Comprehensive Overview of Statistics Concepts

Aug 24, 2024

Statistics Lecture Notes

Lecture Overview

  • Lecturer: Monica Wahi
  • Sections Covered: 1.1 to 7.5
  • Topics: Statistics, Sampling, Experimental Design, Frequency Histograms, Measures of Central Tendency, Measures of Variation, Normal Distribution, and Linear Correlation.

Section 1.1: Introduction to Statistics

Learning Objectives

  • Definitions of statistics
  • Examples of population parameters and sample statistics
  • Classifying variables: quantitative vs. qualitative (nominal, ordinal, interval, ratio)

Key Concepts

  • Statistics: The study of collecting, organizing, analyzing, and interpreting numerical data.
  • Individuals: People or objects in a study.
  • Variables: Characteristics measured or observed in individuals.
  • Population Parameter: A value that describes a characteristic of a population.
  • Sample Statistic: A value describing a characteristic of a sample.

Section 1.2: Sampling

Learning Objectives

  • Define sampling frame and sampling error
  • Examples of simple random sampling and systematic sampling
  • Differences between cluster sampling and convenience sampling

Key Concepts

  • Sampling Frame: List of individuals from which a sample is drawn.
  • Under Coverage: Omitting population members from the sampling frame.
  • Sampling Error: The difference between the population mean and the sample mean.
  • Non-sampling Error: Mistakes in data collection or measurement.

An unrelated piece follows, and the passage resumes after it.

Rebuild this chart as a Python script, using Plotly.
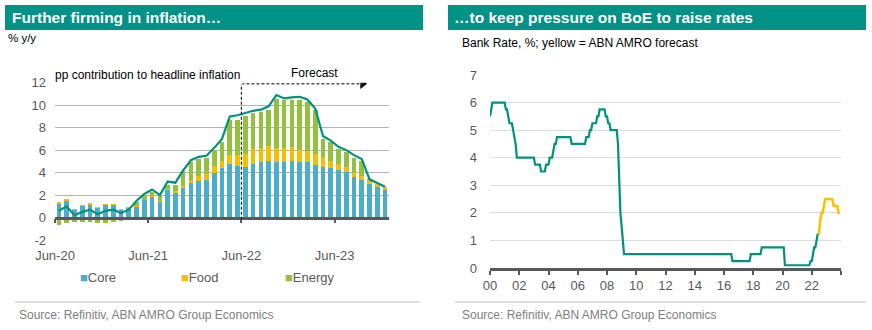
import plotly.graph_objects as go
import pandas as pd

# ---------------- Data: left chart (pp contribution to UK CPI, Jun-20 .. Dec-23) -------------
months = pd.date_range("2020-06-01", "2023-12-01", freq="MS")
core = [1.27, 1.5, 0.7, 1.07, 1.2, 0.9, 1.2, 1.2, 0.7, 0.9,
        1.05, 1.6, 1.9, 1.45, 2.5, 2.25, 2.7, 3.1, 3.3, 3.4,
        4.0, 4.4, 4.8, 4.6, 4.5, 4.8, 5.0, 5.1, 5.0, 5.0,
        5.1, 5.0, 5.0, 4.7, 4.5, 4.45, 4.3, 4.1, 3.65, 3.4,
        3.05, 2.75, 2.45]
food = [0.1, 0.1, 0.08, 0.03, 0.08, 0.02, 0.02, 0.02, 0.02, 0.02,
        0.02, -0.05, 0.02, 0.03, 0.05, 0.1, 0.1, 0.3, 0.4, 0.5,
        0.6, 0.7, 0.8, 1.0, 1.2, 1.3, 1.2, 1.3, 1.2, 1.2,
        1.2, 1.0, 0.95, 1.0, 0.9, 0.65, 0.5, 0.4, 0.35, 0.35,
        0.35, 0.3, 0.25]
energy = [-0.62, -0.5, -0.4, -0.4, -0.4, -0.5, -0.5, -0.35, -0.3, -0.2,
          0.3, 0.35, 0.35, 0.5, 0.4, 0.55, 1.4, 1.6, 1.5, 1.4,
          1.4, 1.65, 3.1, 3.15, 3.4, 3.2, 3.25, 3.2, 4.4, 4.25,
          4.2, 4.5, 4.35, 3.9, 1.65, 1.65, 1.35, 1.4, 1.35, 1.35,
          0.05, 0.0, 0.0]
headline = [0.6, 1.0, 0.2, 0.5, 0.7, 0.3, 0.6, 0.7, 0.4, 0.7,
            1.5, 2.1, 2.5, 2.0, 3.2, 3.1, 4.2, 5.1, 5.4, 5.5,
            6.2, 7.0, 9.0, 9.1, 9.3, 9.5, 9.6, 9.9, 10.9, 10.6,
            10.7, 10.75, 10.5, 9.7, 7.25, 6.85, 6.3, 6.0, 5.55, 5.2,
            3.4, 3.05, 2.75]
left_tick_labels = ["Jun-20", "Jun-21", "Jun-22", "Jun-23"]
left_y_ticks = [-2, 0, 2, 4, 6, 8, 10, 12]
left_y_labels = ["-2", "0", "2", "4", "6", "8", "10", "12"]
forecast_start_label = "Jun-22"
forecast_arrow_end = 39.6
forecast_level = 11.9

# ---------------- Data: right chart (BoE Bank Rate, monthly 2000-2023) -------------
bank_rate = [
    5.5, 5.75, 6.0, 6.0, 6.0, 6.0, 6.0, 6.0, 6.0, 6.0, 6.0, 6.0,          # 2000
    6.0, 5.75, 5.75, 5.5, 5.25, 5.25, 5.25, 5.0, 4.75, 4.5, 4.0, 4.0,     # 2001
    4.0, 4.0, 4.0, 4.0, 4.0, 4.0, 4.0, 4.0, 4.0, 4.0, 4.0, 4.0,           # 2002
    4.0, 3.75, 3.75, 3.75, 3.75, 3.75, 3.5, 3.5, 3.5, 3.5, 3.75, 3.75,    # 2003
    3.75, 4.0, 4.0, 4.0, 4.25, 4.5, 4.5, 4.75, 4.75, 4.75, 4.75, 4.75,   # 2004
    4.75, 4.75, 4.75, 4.75, 4.75, 4.75, 4.75, 4.5, 4.5, 4.5, 4.5, 4.5,   # 2005
    4.5, 4.5, 4.5, 4.5, 4.5, 4.5, 4.5, 4.75, 4.75, 4.75, 5.0, 5.0,       # 2006
    5.25, 5.25, 5.25, 5.25, 5.5, 5.5, 5.75, 5.75, 5.75, 5.75, 5.75, 5.5, # 2007
    5.5, 5.25, 5.25, 5.0, 5.0, 5.0, 5.0, 5.0, 5.0, 4.5, 3.0, 2.0,        # 2008
    1.5, 1.0, 0.5, 0.5, 0.5, 0.5, 0.5, 0.5, 0.5, 0.5, 0.5, 0.5,          # 2009
    0.5, 0.5, 0.5, 0.5, 0.5, 0.5, 0.5, 0.5, 0.5, 0.5, 0.5, 0.5,          # 2010
    0.5, 0.5, 0.5, 0.5, 0.5, 0.5, 0.5, 0.5, 0.5, 0.5, 0.5, 0.5,          # 2011
    0.5, 0.5, 0.5, 0.5, 0.5, 0.5, 0.5, 0.5, 0.5, 0.5, 0.5, 0.5,          # 2012
    0.5, 0.5, 0.5, 0.5, 0.5, 0.5, 0.5, 0.5, 0.5, 0.5, 0.5, 0.5,          # 2013
    0.5, 0.5, 0.5, 0.5, 0.5, 0.5, 0.5, 0.5, 0.5, 0.5, 0.5, 0.5,          # 2014
    0.5, 0.5, 0.5, 0.5, 0.5, 0.5, 0.5, 0.5, 0.5, 0.5, 0.5, 0.5,          # 2015
    0.5, 0.5, 0.5, 0.5, 0.5, 0.5, 0.5, 0.25, 0.25, 0.25, 0.25, 0.25,     # 2016
    0.25, 0.25, 0.25, 0.25, 0.25, 0.25, 0.25, 0.25, 0.25, 0.25, 0.5, 0.5,# 2017
    0.5, 0.5, 0.5, 0.5, 0.5, 0.5, 0.5, 0.75, 0.75, 0.75, 0.75, 0.75,     # 2018
    0.75, 0.75, 0.75, 0.75, 0.75, 0.75, 0.75, 0.75, 0.75, 0.75, 0.75, 0.75, # 2019
    0.75, 0.75, 0.1, 0.1, 0.1, 0.1, 0.1, 0.1, 0.1, 0.1, 0.1, 0.1,        # 2020
    0.1, 0.1, 0.1, 0.1, 0.1, 0.1, 0.1, 0.1, 0.1, 0.1, 0.1, 0.25,         # 2021
    0.25, 0.5, 0.75, 0.75, 1.0, 1.25, 1.25, 1.75, 2.0, 2.0, 2.25, 2.5,   # 2022
    2.5, 2.5, 2.5, 2.5, 2.5, 2.5, 2.25, 2.25, 2.25, 2.25, 2.0, 2.0,      # 2023
]
bank_dates = pd.date_range("2000-01-01", periods=len(bank_rate), freq="MS")
forecast_from = pd.Timestamp("2022-06-01")
right_tick_years = list(range(2000, 2025, 2))
right_tick_labels = ["00", "02", "04", "06", "08", "10", "12", "14", "16", "18", "20", "22", ""]

# ---------------- Styling -------------
W, H = 872, 330
FONT = "Liberation Sans, Arial, sans-serif"
TEAL = "#00927F"
HEADER = "#009286"
C_CORE = "#4BADC8"
C_FOOD = "#F7BE00"
C_ENERGY = "#93C13E"
C_FC = "#FFC000"
AX = "#595959"
GRAY_TXT = "#808080"


def fx(p):
    return p / W


def fy(p):
    return 1 - p / H


fig = go.Figure()

xpos = [i + 0.5 for i in range(len(months))]
for vals, col, nm in [(core, C_CORE, "Core"), (food, C_FOOD, "Food"), (energy, C_ENERGY, "Energy")]:
    fig.add_trace(go.Bar(x=xpos, y=vals, name=nm, marker=dict(color=col, line=dict(width=0)),
                         width=0.6, xaxis="x", yaxis="y", showlegend=False))
fig.add_trace(go.Scatter(x=xpos, y=headline, mode="lines", line=dict(color=TEAL, width=2.2),
                         xaxis="x", yaxis="y", showlegend=False, name="Headline"))

# forecast arrow head
fig.add_trace(go.Scatter(x=[forecast_arrow_end], y=[forecast_level], mode="markers",
                         marker=dict(symbol="triangle-right", size=9, color="#000000"),
                         xaxis="x", yaxis="y", showlegend=False, hoverinfo="skip"))

# dummy trace to activate zero-line axis
fig.add_trace(go.Scatter(x=[0], y=[0], mode="markers", marker=dict(opacity=0),
                         xaxis="x3", yaxis="y", showlegend=False, hoverinfo="skip"))

hist_mask = bank_dates <= forecast_from
fc_mask = bank_dates >= forecast_from
fig.add_trace(go.Scatter(x=bank_dates[hist_mask], y=[v for v, m in zip(bank_rate, hist_mask) if m],
                         mode="lines", line=dict(color=TEAL, width=2.2), xaxis="x2", yaxis="y2",
                         showlegend=False, name="Bank Rate"))
fig.add_trace(go.Scatter(x=bank_dates[fc_mask], y=[v for v, m in zip(bank_rate, fc_mask) if m],
                         mode="lines", line=dict(color=C_FC, width=2.5), xaxis="x2", yaxis="y2",
                         showlegend=False, name="Forecast"))

# axes geometry
ly0, ly1 = fy(240), fy(82.7)
yrng = [-2, 12]
zero_pos = ly0 + (0 - yrng[0]) / (yrng[1] - yrng[0]) * (ly1 - ly0)
left_tickvals = [months.get_loc(pd.Timestamp(pd.to_datetime(t, format="%b-%y"))) for t in left_tick_labels]
fc_idx = months.get_loc(pd.Timestamp(pd.to_datetime(forecast_start_label, format="%b-%y")))

tickfont = dict(family=FONT, size=13, color=AX)

fig.update_layout(
    width=W, height=H, margin=dict(l=0, r=0, t=0, b=0, autoexpand=False),
    paper_bgcolor="white", plot_bgcolor="white",
    barmode="relative", bargap=0,
    font=dict(family=FONT),
    xaxis=dict(domain=[fx(55), fx(389)], range=[0, len(months)], tickvals=left_tickvals,
               ticktext=left_tick_labels, showgrid=False, zeroline=False, showline=False,
               ticks="", tickfont=tickfont, anchor="y", ticklabelstandoff=6, automargin=False),
    xaxis3=dict(overlaying="x", anchor="free", position=zero_pos, range=[0, len(months)],
                tickvals=left_tickvals, showticklabels=False, ticks="outside", ticklen=4,
                tickwidth=1.5, tickcolor=AX, showline=True, linecolor=AX, linewidth=2.5,
                showgrid=False, zeroline=False, automargin=False),
    yaxis=dict(domain=[ly0, ly1], range=yrng, tickvals=left_y_ticks, ticktext=left_y_labels,
               gridcolor="#B4B4B4", gridwidth=1,
               zeroline=False, showline=False, ticks="", tickfont=tickfont, anchor="x",
               ticklabelstandoff=8, automargin=False),
    xaxis2=dict(domain=[fx(490), fx(841)], type="date", range=["2000-01-01", "2024-01-01"],
                tickvals=[pd.Timestamp(f"{y}-01-01") for y in right_tick_years],
                ticktext=right_tick_labels, ticks="outside", ticklen=4, tickwidth=1.5,
                tickcolor=AX, showline=True, linecolor=AX, linewidth=2.5, showgrid=False,
                zeroline=False, tickfont=tickfont, anchor="y2", automargin=False),
    yaxis2=dict(domain=[fy(268), fy(75)], range=[0, 7], dtick=1, gridcolor="#DCDCDC",
                gridwidth=1.2, zeroline=False, showline=False, ticks="", tickfont=tickfont,
                anchor="x2", ticklabelstandoff=12, automargin=False),
)

shapes = [
    dict(type="rect", xref="paper", yref="paper", x0=fx(5), x1=fx(423), y0=fy(30), y1=fy(5),
         fillcolor=HEADER, line=dict(width=0), layer="below"),
    dict(type="rect", xref="paper", yref="paper", x0=fx(448), x1=fx(866), y0=fy(30), y1=fy(5),
         fillcolor=HEADER, line=dict(width=0), layer="below"),
    dict(type="line", xref="paper", yref="paper", x0=fx(15), x1=fx(420), y0=fy(302), y1=fy(302),
         line=dict(color="#BFBFBF", width=1)),
    dict(type="line", xref="paper", yref="paper", x0=fx(455), x1=fx(866), y0=fy(302), y1=fy(302),
         line=dict(color="#BFBFBF", width=1)),
    dict(type="line", xref="x", yref="y", x0=fc_idx, x1=fc_idx, y0=-0.2, y1=forecast_level,
         line=dict(color="#222222", width=1.2, dash="3px,2px")),
    dict(type="line", xref="x", yref="y", x0=fc_idx, x1=forecast_arrow_end, y0=forecast_level,
         y1=forecast_level, line=dict(color="#555555", width=1.5, dash="3px,2px")),
]

ann = [
    dict(text="<b>Further firming in inflation…</b>", x=fx(10), y=fy(17.5), xanchor="left",
         yanchor="middle", font=dict(family=FONT, size=15.5, color="white")),
    dict(text="<b>…to keep pressure on BoE to raise rates</b>", x=fx(452), y=fy(17.5),
         xanchor="left", yanchor="middle", font=dict(family=FONT, size=15.5, color="white")),
    dict(text="% y/y", x=fx(6), y=fy(38), xanchor="left", yanchor="middle",
         font=dict(family=FONT, size=11.5, color="#000000")),
    dict(text="Bank Rate, %; yellow = ABN AMRO forecast", x=fx(460), y=fy(43), xanchor="left",
         yanchor="middle", font=dict(family=FONT, size=12, color="#000000")),
    dict(text="pp contribution to headline inflation", x=fx(52), y=fy(75.5), xanchor="left",
         yanchor="middle", bgcolor="white", borderpad=2,
         font=dict(family=FONT, size=12, color="#000000")),
    dict(text="Forecast", x=fx(314), y=fy(73), xanchor="center", yanchor="middle",
         font=dict(family=FONT, size=12, color="#000000")),
    dict(text="Source: Refinitiv, ABN AMRO Group Economics", x=fx(17), y=fy(315),
         xanchor="left", yanchor="middle", font=dict(family=FONT, size=12, color=GRAY_TXT)),
    dict(text="Source: Refinitiv, ABN AMRO Group Economics", x=fx(460), y=fy(315),
         xanchor="left", yanchor="middle", font=dict(family=FONT, size=12, color=GRAY_TXT)),
]
for nm, col, xl in [("Core", C_CORE, 78), ("Food", C_FOOD, 179), ("Energy", C_ENERGY, 283)]:
    ann.append(dict(text=f"<span style='color:{col};font-size:13px'>■</span>{nm}", x=fx(xl),
                    y=fy(277), xanchor="left", yanchor="middle",
                    font=dict(family=FONT, size=13, color=AX)))
for a in ann:
    a.update(xref="paper", yref="paper", showarrow=False)

fig.update_layout(shapes=shapes, annotations=ann)
fig.write_html("out.html")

Section 1.3: Experimental Design

Learning Objectives

  • Steps for conducting a statistical study
  • Identifying bias in survey design
  • What is randomization?

Key Concepts

  • Hypothesis: Statement regarding a population parameter to be tested.
  • Randomization: Assigning participants randomly to treatment groups.
  • Blinding: Participants unaware of their group assignment to reduce bias.

Section 2.1: Frequency Tables and Histograms

Learning Objectives

  • Steps for making a frequency table
  • Class limits, relative frequency, and significance

Key Concepts

  • Frequency Table: A table that displays the frequency of occurrences of different classes of data.
  • Class Limits: The minimum and maximum values in a class.
  • Relative Frequency: Frequency of a class divided by the total number of observations.

Section 3.1: Measures of Central Tendency

Learning Objectives

  • Calculate mean, mode, and median
  • Define trimmed mean and weighted average

Key Concepts

  • Mean: Average of a data set.
  • Median: Middle value when data is sorted.
  • Mode: Most frequently occurring value in a data set.
  • Trimmed Mean: Average calculated after removing outliers.
  • Weighted Average: Average where some values contribute more to the final average than others.

Section 3.2: Measures of Variation

Learning Objectives

  • Calculate range, variance, and standard deviation
  • Understand the coefficient of variation (CV)

Key Concepts

  • Range: Difference between the maximum and minimum values.
  • Variance: Measure of how much values differ from the mean.
  • Standard Deviation: Square root of variance, indicating spread of data.
  • Coefficient of Variation: Ratio of standard deviation to mean, expressed as a percentage.

Section 4.1: Normal Distribution and the Empirical Rule

Learning Objectives

  • Properties of the normal curve
  • Differences between Chebyshev intervals and the empirical rule

Key Concepts

  • Normal Distribution: Bell-shaped curve where mean, median, and mode are equal.
  • Chebyshev’s Theorem: At least 75% of data falls within 2 standard deviations of the mean.
  • Empirical Rule: In a normal distribution, 68% of data falls within 1 standard deviation, 95% within 2, and 99.7% within 3.

Section 4.2: Linear Regression and Coefficient of Determination

Learning Objectives

  • Explain least squares line and its equation
  • Calculate and interpret the coefficient of determination (R²)

Key Concepts

  • Least Squares Line: Line that minimizes the sum of the squares of the residuals.
  • Coefficient of Determination (R²): Proportion of variance in the dependent variable predictable from the independent variable.

Summary

  • Statistics is essential for data analysis and interpretation in various fields, especially in healthcare.
  • Understanding sampling methods and measures of central tendency is crucial for conducting studies.
  • The normal distribution and variation are key to analyzing data and making predictions.